Romantic poetics is suddenly awash in temporalities. Time, so long a problem of either history or prosody, has migrated to the middle ground of poetics itself. Some of these temporalities have descended on Romanticism from great generic heights, like Jonathan Culler's influential notion of a "lyric present," or the "event" of the lyric, which is meant to convey an "iterable now."1 Other times are rumored to grow from Romanticism's own roots. Of these, one now encounters irreconcilable myriads, including, in only the past five years, Romantic temporalities of decline,2 of suspension,3 and even of "future anteriority."4 These proliferating temporalities might signify a temporal turn, but they also leave one with the bewildering sense of a temporal tourbillion.

Hidden in this seeming variety, however, is a curious uniformity privileging the present, albeit an iterated, declining, or suspended present. Moreover, though these species of the lyric present may serve well enough in treating any number of Keatsian urns, nightingales, or Homers—which these studies often take as their exemplary objects—the poetic time of Percy Bysshe Shelley's work eludes such temporalities. [End Page 168] Although this lapse of explanatory power might be taken to imply that Shelley's poetic practice renounces lyric immediacy in favor of more ambivalent encounters with history, the distinction is deeper still.

Shelley in fact gives a lucid account of his own sense of poetic temporality in a much-anthologized but oft-misread lyric: "Music, when soft voices die, / Vibrates in the memory."5 This evanescing, though not yet vanished, sense impression recurs with startling, though unremarked, regularity throughout Shelley's corpus. The lyric's perceptions living "within the sense they quicken" (line 4), for instance, recall the unaccomplished disappearances, or what may be termed evanition, of elemental spirits throughout Prometheus Unbound (1820), of which Panthea characteristically observes, "Only a sense / Remains of them" (I, lines 801–2). Even one of the formative Shelleyan metaphors for poetic inspiration in A Defence of Poetry, the "fading coal," participates in this evanishing temporality (SPP, 531). If Keatsian slow time has become naturalized as a remote lyric present, then acknowledging evanition, the Shelleyan poetic temporality of the near-past, troubles an unexamined paradigm at the heart of the new temporal turn.

Jack Rooney

Jack Rooney is a doctoral candidate in English at The Ohio State University whose research focuses on nineteenth-century poetry and poetics, Gothic literature, and subjectivity.

Footnotes

1. Jonathan Culler, Theory of the Lyric (Cambridge, MA: Harvard University Press, 2015), 14–15, 35–36, 283–95; emphasis in original.

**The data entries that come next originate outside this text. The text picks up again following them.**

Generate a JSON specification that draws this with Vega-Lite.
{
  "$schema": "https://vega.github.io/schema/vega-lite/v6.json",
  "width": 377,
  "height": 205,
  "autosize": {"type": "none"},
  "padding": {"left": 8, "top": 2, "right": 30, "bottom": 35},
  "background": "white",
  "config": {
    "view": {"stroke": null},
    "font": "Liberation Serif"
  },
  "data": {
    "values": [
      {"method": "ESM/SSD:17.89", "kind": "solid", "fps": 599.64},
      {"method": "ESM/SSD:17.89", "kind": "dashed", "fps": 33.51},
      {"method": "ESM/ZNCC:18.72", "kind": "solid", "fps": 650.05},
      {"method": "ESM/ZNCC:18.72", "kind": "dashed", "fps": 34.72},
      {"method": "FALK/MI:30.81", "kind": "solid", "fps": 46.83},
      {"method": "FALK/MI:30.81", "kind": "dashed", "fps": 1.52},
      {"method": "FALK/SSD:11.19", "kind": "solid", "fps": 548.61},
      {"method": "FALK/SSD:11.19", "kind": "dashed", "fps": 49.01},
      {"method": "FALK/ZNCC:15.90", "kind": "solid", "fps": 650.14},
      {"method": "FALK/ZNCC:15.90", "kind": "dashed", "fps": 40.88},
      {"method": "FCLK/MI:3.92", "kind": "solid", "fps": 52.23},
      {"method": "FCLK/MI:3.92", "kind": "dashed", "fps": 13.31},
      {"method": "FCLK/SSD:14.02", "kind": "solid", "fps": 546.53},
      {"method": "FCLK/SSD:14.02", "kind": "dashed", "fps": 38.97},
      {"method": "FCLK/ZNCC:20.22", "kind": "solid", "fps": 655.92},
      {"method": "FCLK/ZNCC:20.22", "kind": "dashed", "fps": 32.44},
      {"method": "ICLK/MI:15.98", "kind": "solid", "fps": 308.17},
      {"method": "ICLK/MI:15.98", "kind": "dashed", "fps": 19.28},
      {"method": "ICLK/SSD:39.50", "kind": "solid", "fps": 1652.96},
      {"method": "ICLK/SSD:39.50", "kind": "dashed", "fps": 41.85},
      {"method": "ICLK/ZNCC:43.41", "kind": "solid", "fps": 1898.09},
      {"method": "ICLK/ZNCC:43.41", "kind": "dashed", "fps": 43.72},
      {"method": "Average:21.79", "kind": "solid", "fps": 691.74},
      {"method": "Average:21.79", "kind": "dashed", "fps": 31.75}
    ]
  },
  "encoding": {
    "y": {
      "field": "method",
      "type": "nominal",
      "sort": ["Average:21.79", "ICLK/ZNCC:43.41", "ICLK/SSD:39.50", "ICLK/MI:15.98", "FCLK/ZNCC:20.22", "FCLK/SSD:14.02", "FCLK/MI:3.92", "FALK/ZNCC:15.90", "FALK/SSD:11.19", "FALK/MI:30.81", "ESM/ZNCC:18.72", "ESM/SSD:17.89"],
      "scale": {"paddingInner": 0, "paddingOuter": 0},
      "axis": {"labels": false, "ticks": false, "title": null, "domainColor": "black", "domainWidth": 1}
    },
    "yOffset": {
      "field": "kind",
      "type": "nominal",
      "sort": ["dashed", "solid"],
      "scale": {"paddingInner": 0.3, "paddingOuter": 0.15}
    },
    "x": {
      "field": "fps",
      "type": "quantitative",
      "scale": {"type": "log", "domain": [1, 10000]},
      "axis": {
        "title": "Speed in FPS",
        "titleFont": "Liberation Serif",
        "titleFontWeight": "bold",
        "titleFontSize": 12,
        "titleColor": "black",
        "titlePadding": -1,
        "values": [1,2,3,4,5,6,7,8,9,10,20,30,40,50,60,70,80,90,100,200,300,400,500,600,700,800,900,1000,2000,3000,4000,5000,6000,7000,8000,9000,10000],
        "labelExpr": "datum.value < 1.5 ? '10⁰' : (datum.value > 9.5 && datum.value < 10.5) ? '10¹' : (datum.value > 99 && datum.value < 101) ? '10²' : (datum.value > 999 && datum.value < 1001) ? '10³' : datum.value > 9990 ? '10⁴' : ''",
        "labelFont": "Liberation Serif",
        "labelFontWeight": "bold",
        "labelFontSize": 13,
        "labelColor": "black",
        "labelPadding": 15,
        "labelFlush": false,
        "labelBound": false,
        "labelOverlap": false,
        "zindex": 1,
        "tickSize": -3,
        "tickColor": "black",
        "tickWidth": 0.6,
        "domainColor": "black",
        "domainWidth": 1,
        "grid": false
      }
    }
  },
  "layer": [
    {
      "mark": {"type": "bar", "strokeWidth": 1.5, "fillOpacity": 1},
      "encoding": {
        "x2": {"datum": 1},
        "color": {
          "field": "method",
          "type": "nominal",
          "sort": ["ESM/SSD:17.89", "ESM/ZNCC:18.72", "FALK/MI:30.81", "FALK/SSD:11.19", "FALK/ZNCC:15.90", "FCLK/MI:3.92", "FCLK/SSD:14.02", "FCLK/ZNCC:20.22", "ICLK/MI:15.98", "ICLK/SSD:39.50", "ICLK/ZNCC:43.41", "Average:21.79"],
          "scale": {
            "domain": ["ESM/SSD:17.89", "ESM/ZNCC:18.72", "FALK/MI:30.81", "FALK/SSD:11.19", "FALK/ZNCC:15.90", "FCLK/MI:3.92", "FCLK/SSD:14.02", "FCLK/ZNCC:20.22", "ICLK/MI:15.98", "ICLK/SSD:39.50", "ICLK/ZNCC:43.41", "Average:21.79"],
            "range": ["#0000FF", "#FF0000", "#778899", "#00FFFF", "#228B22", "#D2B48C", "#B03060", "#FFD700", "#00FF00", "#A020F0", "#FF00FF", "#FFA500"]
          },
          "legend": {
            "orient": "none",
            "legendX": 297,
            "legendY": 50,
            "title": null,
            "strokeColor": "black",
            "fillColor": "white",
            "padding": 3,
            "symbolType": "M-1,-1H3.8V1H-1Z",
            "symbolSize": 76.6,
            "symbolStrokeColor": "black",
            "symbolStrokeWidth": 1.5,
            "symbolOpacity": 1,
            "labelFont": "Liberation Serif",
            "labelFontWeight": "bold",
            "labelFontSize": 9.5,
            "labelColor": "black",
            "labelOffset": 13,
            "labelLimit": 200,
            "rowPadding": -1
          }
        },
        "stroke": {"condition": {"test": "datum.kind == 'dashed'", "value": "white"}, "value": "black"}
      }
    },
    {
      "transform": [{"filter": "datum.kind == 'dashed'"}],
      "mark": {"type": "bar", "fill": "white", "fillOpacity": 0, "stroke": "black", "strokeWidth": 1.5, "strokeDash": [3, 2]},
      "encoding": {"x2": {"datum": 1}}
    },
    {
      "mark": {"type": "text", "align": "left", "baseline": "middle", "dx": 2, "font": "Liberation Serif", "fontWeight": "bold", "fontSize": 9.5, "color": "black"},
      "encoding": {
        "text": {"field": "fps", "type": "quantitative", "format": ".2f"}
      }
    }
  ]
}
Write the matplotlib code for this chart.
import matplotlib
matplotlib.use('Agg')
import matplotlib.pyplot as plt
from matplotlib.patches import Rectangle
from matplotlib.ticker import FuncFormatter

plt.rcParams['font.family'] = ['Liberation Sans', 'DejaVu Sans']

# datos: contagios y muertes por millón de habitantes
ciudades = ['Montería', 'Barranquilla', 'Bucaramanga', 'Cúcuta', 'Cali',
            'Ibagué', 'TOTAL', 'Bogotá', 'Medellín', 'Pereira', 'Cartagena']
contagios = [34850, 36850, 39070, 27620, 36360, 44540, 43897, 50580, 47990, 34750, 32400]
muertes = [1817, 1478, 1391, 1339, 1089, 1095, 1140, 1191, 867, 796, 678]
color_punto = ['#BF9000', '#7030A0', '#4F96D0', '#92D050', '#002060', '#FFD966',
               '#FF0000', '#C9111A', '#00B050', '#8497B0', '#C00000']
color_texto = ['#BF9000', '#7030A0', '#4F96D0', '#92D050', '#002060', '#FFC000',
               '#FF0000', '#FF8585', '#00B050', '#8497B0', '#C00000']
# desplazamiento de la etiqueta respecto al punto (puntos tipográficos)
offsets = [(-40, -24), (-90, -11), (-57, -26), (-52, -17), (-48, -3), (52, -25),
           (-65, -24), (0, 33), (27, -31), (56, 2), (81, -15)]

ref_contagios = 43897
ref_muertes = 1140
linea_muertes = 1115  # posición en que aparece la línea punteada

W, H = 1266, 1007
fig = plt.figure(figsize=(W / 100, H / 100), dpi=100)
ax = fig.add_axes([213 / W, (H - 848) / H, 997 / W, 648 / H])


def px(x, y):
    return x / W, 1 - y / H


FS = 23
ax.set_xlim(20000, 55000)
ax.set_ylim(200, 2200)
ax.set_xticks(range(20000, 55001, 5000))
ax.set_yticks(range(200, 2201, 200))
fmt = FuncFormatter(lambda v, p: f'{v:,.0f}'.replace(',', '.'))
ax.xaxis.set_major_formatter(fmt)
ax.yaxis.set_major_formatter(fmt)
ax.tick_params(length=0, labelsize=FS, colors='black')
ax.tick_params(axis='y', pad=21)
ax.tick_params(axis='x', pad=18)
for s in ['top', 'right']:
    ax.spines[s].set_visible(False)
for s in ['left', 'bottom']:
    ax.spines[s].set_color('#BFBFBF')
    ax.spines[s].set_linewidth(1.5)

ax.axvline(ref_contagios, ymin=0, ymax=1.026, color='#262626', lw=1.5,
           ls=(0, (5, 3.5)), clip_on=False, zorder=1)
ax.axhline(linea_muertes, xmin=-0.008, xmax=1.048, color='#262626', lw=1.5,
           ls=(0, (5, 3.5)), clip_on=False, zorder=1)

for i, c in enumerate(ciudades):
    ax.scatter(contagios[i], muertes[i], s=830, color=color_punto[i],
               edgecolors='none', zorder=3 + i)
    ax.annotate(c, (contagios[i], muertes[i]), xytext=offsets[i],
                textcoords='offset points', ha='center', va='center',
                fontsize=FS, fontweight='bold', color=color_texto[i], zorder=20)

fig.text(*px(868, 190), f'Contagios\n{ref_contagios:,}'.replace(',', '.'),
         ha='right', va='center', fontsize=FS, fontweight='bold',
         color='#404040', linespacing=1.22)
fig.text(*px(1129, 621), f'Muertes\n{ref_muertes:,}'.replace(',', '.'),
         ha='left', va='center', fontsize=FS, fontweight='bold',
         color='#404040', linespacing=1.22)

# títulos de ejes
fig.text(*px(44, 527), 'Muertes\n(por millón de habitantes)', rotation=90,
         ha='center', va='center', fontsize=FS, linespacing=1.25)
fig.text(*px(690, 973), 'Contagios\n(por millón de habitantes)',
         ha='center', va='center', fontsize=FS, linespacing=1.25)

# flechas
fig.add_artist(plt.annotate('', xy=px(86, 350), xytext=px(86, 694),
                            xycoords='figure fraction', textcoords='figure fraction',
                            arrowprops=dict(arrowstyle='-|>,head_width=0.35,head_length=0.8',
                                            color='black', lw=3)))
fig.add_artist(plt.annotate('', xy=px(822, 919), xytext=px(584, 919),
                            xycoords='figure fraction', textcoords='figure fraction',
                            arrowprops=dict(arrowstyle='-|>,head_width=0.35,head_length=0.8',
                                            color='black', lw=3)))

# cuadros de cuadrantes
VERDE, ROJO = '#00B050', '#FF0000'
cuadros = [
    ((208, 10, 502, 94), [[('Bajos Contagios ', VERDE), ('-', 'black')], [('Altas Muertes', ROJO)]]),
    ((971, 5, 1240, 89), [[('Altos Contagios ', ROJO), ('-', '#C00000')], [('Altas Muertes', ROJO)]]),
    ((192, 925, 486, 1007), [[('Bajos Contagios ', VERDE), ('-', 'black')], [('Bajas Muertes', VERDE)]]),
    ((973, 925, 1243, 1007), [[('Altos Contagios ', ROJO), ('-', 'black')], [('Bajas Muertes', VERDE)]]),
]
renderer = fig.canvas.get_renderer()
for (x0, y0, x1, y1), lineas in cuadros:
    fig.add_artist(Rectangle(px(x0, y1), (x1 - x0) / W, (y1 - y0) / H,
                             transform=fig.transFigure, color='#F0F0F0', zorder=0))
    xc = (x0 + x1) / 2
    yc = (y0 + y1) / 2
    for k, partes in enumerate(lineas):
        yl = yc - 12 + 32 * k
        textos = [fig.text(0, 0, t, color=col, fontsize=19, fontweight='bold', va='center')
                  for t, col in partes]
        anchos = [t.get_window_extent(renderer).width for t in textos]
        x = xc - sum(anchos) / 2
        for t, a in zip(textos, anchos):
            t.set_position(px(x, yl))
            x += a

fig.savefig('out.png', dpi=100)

2. See Jonathan Sachs, The Poetics of Decline in British Romanticism (Cambridge: Cambridge University Press, 2018).

3. See Anne C. McCarthy, Awful Parenthesis: Suspension and the Sublime in Romantic and Victorian Poetry (Toronto: University of Toronto Press, 2018).

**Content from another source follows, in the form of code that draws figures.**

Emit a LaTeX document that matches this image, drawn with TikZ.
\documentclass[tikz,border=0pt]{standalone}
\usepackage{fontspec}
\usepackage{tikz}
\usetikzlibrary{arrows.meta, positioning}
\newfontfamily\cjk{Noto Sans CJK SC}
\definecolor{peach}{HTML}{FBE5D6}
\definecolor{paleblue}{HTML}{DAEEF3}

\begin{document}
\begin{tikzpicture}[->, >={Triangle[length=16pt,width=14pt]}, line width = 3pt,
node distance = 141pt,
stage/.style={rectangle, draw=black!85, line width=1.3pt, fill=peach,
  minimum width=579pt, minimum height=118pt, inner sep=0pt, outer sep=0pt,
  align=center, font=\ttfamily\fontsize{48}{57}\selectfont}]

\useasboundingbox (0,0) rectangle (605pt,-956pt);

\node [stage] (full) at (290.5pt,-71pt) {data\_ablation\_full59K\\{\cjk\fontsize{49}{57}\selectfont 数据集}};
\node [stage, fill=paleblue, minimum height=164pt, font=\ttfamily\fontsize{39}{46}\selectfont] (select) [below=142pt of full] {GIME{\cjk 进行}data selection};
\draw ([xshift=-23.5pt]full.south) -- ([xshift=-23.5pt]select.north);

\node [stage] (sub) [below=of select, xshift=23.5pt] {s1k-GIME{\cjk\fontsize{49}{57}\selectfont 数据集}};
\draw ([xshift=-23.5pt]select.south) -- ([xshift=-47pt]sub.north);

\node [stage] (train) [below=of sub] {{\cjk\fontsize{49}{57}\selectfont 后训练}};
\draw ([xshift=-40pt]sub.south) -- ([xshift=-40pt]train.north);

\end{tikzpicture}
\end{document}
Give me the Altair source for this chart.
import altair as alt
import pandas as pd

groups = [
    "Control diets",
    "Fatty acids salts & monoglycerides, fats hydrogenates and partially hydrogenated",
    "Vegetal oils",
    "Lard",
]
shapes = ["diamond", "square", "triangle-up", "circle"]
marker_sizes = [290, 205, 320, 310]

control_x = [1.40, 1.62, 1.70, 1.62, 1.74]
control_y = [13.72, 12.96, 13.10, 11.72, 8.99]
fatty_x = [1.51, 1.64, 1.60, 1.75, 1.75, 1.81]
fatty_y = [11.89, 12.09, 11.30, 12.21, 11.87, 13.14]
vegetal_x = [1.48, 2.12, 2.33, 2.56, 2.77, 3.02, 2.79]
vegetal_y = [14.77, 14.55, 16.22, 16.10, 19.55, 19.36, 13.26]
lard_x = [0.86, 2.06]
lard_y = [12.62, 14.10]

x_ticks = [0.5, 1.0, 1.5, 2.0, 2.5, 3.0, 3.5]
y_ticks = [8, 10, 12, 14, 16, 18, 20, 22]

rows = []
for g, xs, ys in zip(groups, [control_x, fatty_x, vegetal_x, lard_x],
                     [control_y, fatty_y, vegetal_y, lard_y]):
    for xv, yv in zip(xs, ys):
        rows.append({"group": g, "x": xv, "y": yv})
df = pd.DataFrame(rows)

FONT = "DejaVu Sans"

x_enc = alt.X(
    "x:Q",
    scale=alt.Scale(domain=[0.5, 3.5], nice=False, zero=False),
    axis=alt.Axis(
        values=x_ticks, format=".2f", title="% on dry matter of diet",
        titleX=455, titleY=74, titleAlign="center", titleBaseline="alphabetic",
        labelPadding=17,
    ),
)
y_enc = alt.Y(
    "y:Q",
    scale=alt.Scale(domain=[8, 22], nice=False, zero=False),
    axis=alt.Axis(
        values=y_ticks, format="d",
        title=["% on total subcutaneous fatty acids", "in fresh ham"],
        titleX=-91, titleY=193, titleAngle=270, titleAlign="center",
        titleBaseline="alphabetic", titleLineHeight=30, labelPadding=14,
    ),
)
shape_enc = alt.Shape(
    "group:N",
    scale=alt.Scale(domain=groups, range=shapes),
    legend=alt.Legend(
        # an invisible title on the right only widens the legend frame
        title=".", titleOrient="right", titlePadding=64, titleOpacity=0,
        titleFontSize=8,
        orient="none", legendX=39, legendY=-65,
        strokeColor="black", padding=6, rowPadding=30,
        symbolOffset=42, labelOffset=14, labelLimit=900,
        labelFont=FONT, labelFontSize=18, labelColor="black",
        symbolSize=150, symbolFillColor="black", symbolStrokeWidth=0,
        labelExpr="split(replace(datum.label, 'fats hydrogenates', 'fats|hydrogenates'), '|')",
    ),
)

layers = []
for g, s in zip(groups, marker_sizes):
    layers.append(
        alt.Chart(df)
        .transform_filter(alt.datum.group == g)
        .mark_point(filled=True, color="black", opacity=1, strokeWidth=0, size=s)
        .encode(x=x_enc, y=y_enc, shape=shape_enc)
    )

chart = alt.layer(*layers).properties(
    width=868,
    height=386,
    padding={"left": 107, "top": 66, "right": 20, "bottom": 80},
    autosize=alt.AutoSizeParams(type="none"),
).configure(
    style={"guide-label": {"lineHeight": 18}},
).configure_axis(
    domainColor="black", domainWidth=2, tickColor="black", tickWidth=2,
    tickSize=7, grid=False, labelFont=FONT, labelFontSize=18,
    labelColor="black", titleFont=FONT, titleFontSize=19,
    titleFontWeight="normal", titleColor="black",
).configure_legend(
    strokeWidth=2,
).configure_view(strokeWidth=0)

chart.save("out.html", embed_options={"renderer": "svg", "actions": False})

4. See Emily Rohrbach, Modernity's Mist: British Romanticism and the Poetics of Anticipation (New York: Fordham University Press, 2016), 1–2, 6.

5. Percy Bysshe Shelley, "To——" ["Memory"], in Shelley's Poetry and Prose, 2nd ed., ed. Donald H. Reiman and Neil Fraistat (New York: W. W. Norton & Company, 2002), lines 1–2. All Shelley texts are quoted from this edition (hereafter, SPP).